== Given data

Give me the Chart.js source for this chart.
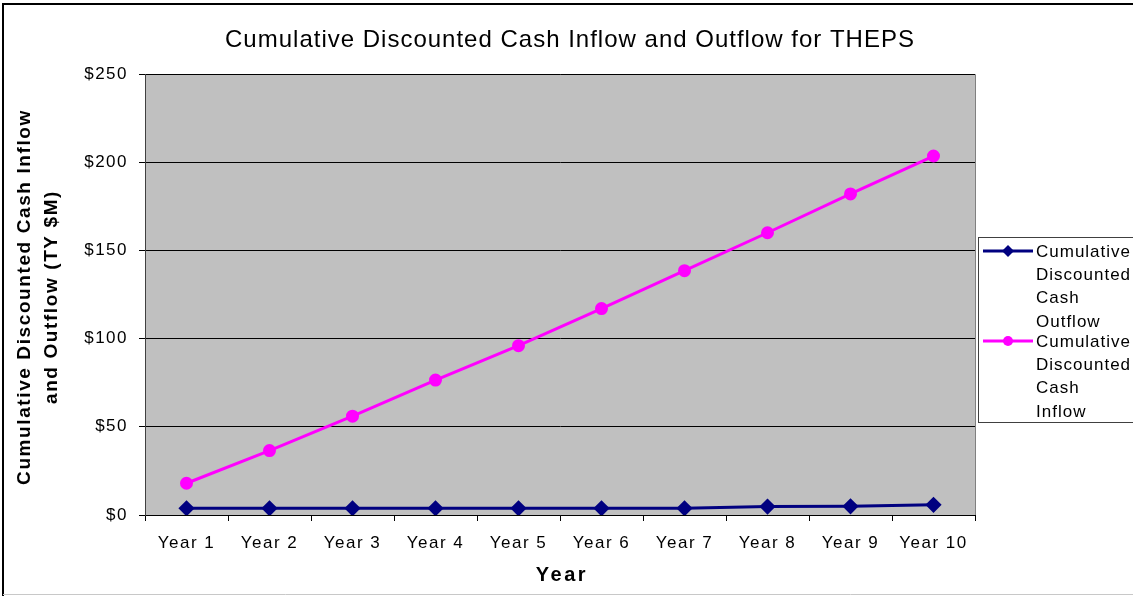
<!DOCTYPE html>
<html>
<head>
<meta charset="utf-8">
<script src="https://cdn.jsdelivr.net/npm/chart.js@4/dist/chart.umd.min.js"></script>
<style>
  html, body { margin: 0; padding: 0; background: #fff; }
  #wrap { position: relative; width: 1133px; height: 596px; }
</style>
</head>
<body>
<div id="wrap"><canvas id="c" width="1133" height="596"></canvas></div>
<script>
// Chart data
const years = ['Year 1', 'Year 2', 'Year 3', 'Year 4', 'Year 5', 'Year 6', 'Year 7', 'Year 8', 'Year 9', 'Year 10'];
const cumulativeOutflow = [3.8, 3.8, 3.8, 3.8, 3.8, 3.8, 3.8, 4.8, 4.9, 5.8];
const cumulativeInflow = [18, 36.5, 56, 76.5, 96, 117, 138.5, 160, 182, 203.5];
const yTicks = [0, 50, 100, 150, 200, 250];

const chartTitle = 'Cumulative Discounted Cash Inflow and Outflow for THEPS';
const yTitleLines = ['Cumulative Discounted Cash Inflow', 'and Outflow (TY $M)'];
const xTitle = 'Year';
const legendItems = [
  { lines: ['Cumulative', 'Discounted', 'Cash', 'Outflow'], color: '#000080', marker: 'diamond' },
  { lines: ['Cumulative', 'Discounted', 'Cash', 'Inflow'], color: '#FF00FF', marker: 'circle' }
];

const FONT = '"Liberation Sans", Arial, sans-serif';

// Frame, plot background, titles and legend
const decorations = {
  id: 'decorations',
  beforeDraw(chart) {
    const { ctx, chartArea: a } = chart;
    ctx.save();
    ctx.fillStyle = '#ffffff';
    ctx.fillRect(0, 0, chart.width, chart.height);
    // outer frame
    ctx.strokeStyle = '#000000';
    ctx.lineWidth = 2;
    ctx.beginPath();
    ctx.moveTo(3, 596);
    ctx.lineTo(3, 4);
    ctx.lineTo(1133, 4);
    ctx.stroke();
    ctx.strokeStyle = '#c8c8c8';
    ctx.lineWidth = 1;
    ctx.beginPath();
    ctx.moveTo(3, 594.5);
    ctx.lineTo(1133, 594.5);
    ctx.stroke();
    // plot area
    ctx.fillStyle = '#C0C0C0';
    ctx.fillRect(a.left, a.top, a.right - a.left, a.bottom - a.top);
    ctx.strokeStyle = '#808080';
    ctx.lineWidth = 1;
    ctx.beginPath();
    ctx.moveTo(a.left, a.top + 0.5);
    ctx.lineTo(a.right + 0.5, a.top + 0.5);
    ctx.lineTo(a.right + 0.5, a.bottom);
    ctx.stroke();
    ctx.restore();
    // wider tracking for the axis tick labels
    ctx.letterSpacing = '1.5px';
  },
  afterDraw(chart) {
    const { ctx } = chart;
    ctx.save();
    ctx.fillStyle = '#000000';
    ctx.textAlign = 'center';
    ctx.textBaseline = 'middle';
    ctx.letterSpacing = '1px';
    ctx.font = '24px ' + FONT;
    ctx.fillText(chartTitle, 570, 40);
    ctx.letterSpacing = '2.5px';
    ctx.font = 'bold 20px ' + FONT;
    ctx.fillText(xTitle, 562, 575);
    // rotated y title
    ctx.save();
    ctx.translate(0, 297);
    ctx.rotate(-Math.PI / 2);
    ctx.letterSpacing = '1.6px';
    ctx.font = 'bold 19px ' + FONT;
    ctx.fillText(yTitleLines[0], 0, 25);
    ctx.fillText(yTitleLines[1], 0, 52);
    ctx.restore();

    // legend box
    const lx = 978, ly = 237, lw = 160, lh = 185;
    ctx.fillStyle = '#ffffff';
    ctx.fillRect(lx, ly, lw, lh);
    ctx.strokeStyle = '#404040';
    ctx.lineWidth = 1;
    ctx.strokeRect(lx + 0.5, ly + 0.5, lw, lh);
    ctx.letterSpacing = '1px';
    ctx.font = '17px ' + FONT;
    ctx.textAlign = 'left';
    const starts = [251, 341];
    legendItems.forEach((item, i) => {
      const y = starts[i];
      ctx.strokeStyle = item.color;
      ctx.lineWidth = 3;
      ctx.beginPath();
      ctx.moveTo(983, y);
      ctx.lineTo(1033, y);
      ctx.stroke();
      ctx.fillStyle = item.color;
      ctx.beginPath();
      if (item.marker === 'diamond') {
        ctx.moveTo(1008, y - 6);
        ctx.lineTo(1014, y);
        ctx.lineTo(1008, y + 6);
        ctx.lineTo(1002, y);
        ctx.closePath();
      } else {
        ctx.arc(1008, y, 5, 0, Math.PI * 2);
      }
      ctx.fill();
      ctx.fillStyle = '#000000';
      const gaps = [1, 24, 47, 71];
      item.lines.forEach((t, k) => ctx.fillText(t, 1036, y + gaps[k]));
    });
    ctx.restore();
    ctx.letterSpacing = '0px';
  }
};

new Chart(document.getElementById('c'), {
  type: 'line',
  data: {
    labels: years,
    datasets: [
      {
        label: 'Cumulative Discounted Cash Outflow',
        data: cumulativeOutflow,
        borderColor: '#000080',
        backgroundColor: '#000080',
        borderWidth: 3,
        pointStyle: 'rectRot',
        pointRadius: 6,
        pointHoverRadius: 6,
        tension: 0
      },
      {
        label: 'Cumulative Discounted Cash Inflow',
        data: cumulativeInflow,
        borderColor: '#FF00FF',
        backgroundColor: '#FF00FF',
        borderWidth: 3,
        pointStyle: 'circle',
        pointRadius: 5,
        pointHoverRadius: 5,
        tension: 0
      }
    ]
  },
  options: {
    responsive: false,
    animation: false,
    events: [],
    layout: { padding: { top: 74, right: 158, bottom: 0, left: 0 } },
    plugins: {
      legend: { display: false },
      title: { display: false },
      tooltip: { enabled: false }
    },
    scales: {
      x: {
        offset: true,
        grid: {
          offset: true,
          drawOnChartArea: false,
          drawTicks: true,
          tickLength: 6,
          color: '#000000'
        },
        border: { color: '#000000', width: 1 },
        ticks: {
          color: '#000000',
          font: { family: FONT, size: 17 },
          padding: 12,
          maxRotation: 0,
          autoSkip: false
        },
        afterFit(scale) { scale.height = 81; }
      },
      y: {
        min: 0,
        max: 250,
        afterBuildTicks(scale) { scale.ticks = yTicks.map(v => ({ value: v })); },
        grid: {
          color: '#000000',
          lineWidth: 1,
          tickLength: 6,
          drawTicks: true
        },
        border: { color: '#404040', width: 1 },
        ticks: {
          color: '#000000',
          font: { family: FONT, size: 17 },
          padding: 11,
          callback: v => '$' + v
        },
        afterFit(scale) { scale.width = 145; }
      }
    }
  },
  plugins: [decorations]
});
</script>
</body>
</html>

====
== Given data

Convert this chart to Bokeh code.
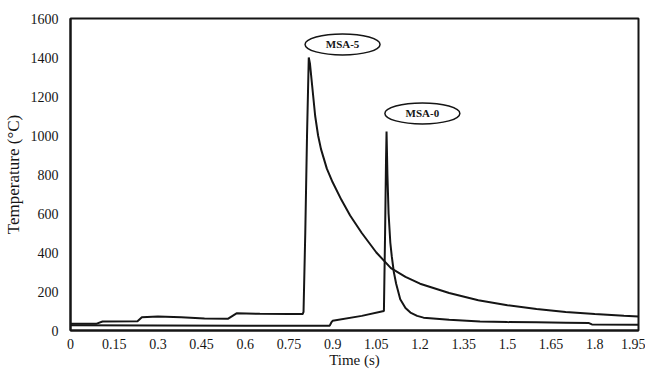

====

■ **Exercise description**: Only the lines between the one with "Give me the Chart.js source for this chart." and the one with "const yTicks = [0, 50, 100, 150, 200, 250];", those two included, get copied from the material above. Keep it exact and free of pictures.

■ **Solution for this task**:
Give me the Chart.js source for this chart.
<!DOCTYPE html>
<html>
<head>
<meta charset="utf-8">
<script src="https://cdn.jsdelivr.net/npm/chart.js@4/dist/chart.umd.min.js"></script>
<style>
  html, body { margin: 0; padding: 0; background: #fff; }
  #wrap { position: relative; width: 1133px; height: 596px; }
</style>
</head>
<body>
<div id="wrap"><canvas id="c" width="1133" height="596"></canvas></div>
<script>
// Chart data
const years = ['Year 1', 'Year 2', 'Year 3', 'Year 4', 'Year 5', 'Year 6', 'Year 7', 'Year 8', 'Year 9', 'Year 10'];
const cumulativeOutflow = [3.8, 3.8, 3.8, 3.8, 3.8, 3.8, 3.8, 4.8, 4.9, 5.8];
const cumulativeInflow = [18, 36.5, 56, 76.5, 96, 117, 138.5, 160, 182, 203.5];
const yTicks = [0, 50, 100, 150, 200, 250];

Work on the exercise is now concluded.